U.S. Pat. No. 5,942,289 entitled “HARDFACING A SURFACE UTILIZING A METHOD AND APPARATUS HAVING A CHILL BLOCK”, as may perhaps be most clearly seen from FIGS. 2 & 3 thereof, relates to a method and apparatus for deposition of a hardfacing material 60 on a curved (see surface 42 below) surface (see surface 42). A chill block 50 which has a radius approximately equal to (but greater) than the curved surface on the workpiece upon which metal is to be deposited, is provided. The deposition head 48 and chill block 50 in a preferred embodiment are supported together in fixed relation to each other and to the workpiece. The pipe 40 is rotated about its cylindrical axis, and molten material is deposited on the exterior of the pipe 40. Notably, however, there is no triangular “fixation” of the chill block, on the interior of the pipe so as to maintain concentricity with an exterior flange, since the exterior of the pipe receives the deposition.
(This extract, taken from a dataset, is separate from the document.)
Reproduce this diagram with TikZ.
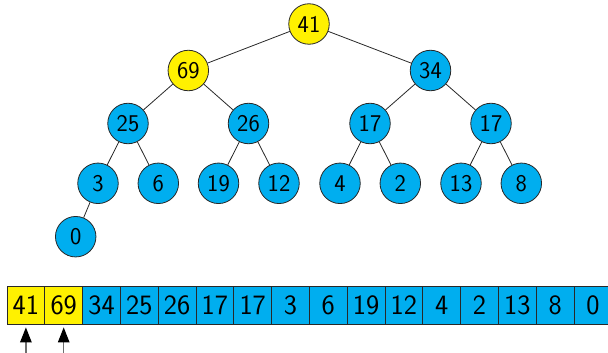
\documentclass[tikz,border=0pt]{standalone}
\usepackage{fontspec}
\setsansfont{Latin Modern Sans}
\usetikzlibrary{arrows.meta}
\definecolor{hblue}{RGB}{0,174,239}
\definecolor{hyel}{RGB}{255,241,0}
\definecolor{hline}{RGB}{40,40,40}
\definecolor{hshaft}{RGB}{110,110,110}
\begin{document}
\begin{tikzpicture}[x=1pt,y=-1pt,
  tnode/.style={circle,draw=hline,line width=0.8pt,fill=hblue,minimum size=40.5pt,inner sep=0pt,font=\sffamily\fontsize{24}{24}\selectfont},
  ynode/.style={tnode,fill=hyel},
  cell/.style={rectangle,draw=hline,line width=0.8pt,fill=hblue,minimum width=37.8pt,minimum height=38pt,inner sep=0pt,font=\sffamily\fontsize{28}{28}\selectfont},
  ycell/.style={cell,fill=hyel},
  edge/.style={draw=hline,line width=0.8pt},
  ptr/.style={draw=hshaft,line width=1.3pt,-{Triangle[length=15pt,width=11.5pt,black]},shorten >=3pt}]
\useasboundingbox (0,0) rectangle (608,353);
\clip (0,0) rectangle (608,353);
% tree
\node[ynode] (n41) at (309,24) {41};
\node[ynode] (n69) at (188.3,70.5) {69};
\node[tnode] (n34) at (430.5,70.5) {34};
\node[tnode] (n25) at (128,123.5) {25};
\node[tnode] (n26) at (248.5,123.5) {26};
\node[tnode] (n17a) at (370,123.5) {17};
\node[tnode] (n17b) at (491,123.5) {17};
\node[tnode] (n3) at (98,183.3) {3};
\node[tnode] (n6) at (158.3,183.3) {6};
\node[tnode] (n19) at (218.5,183.3) {19};
\node[tnode] (n12) at (279,183.3) {12};
\node[tnode] (n4) at (340,183.3) {4};
\node[tnode] (n2) at (400.3,183.3) {2};
\node[tnode] (n13) at (461,183.3) {13};
\node[tnode] (n8) at (521.3,183.3) {8};
\node[tnode] (n0) at (75.7,236.7) {0};
\path[edge] (n41) -- (n69);
\path[edge] (n41) -- (n34);
\path[edge] (n69) -- (n25);
\path[edge] (n69) -- (n26);
\path[edge] (n34) -- (n17a);
\path[edge] (n34) -- (n17b);
\path[edge] (n25) -- (n3);
\path[edge] (n25) -- (n6);
\path[edge] (n26) -- (n19);
\path[edge] (n26) -- (n12);
\path[edge] (n17a) -- (n4);
\path[edge] (n17a) -- (n2);
\path[edge] (n17b) -- (n13);
\path[edge] (n17b) -- (n8);
\path[edge] (n3) -- (n0);
% array
\foreach \v [count=\i from 0] in {41,69,34,25,26,17,17,3,6,19,12,4,2,13,8,0} {
  \pgfmathsetmacro{\cx}{7+37.8*(\i+0.5)}
  \ifnum\i<2
    \node[ycell] (c\i) at (\cx,305) {\v};
  \else
    \node[cell] (c\i) at (\cx,305) {\v};
  \fi
}
\coordinate (p0) at ([yshift=-40pt]c0.south);
\coordinate (p1) at ([yshift=-40pt]c1.south);
\draw[ptr] (p0) -- (c0.south);
\draw[ptr] (p1) -- (c1.south);
\end{tikzpicture}
\end{document}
Lastly, U.S. Pat. No. 6,711,804 entitled “MACHIING CENTER” teaches a machine center, having at least one work spidle unit which is mounted to orbit a central axis. The spindle can be positioned in a plurality of positions around the central axis, and may be moved in the radial direction relative to the central axis. The purpose of the radial mobility of the work spindle unit is to permit location of tools along various partial central path segments, for contact with the workpiece. Such patent does not teach an apparatus having exterior rollers (for positioning on the exterior flange of a pipe), nor an interior chill block which has a spring to bias it (against the interior of the pipe and thus concentrically within the pipe).
Accordingly, and despite the above prior art, a real need continues to exist in the art of manufacture of abrasion-resistant pipe for an apparatus and method to more rapidly (and in a less labour-intensive and costly manner) produce abrasive-resistant pipe wherein the inner diameter (at least in the region of the mating flange) is concentric with and in a fixed uniform diametric relation with the circular outer periphery and/or circular bolt hole pattern on the associated flange member, in order to reduce or eliminate discontinuities in the interior of the resulting pipeline formed by the joinder of various abrasion-resistant pipe segments.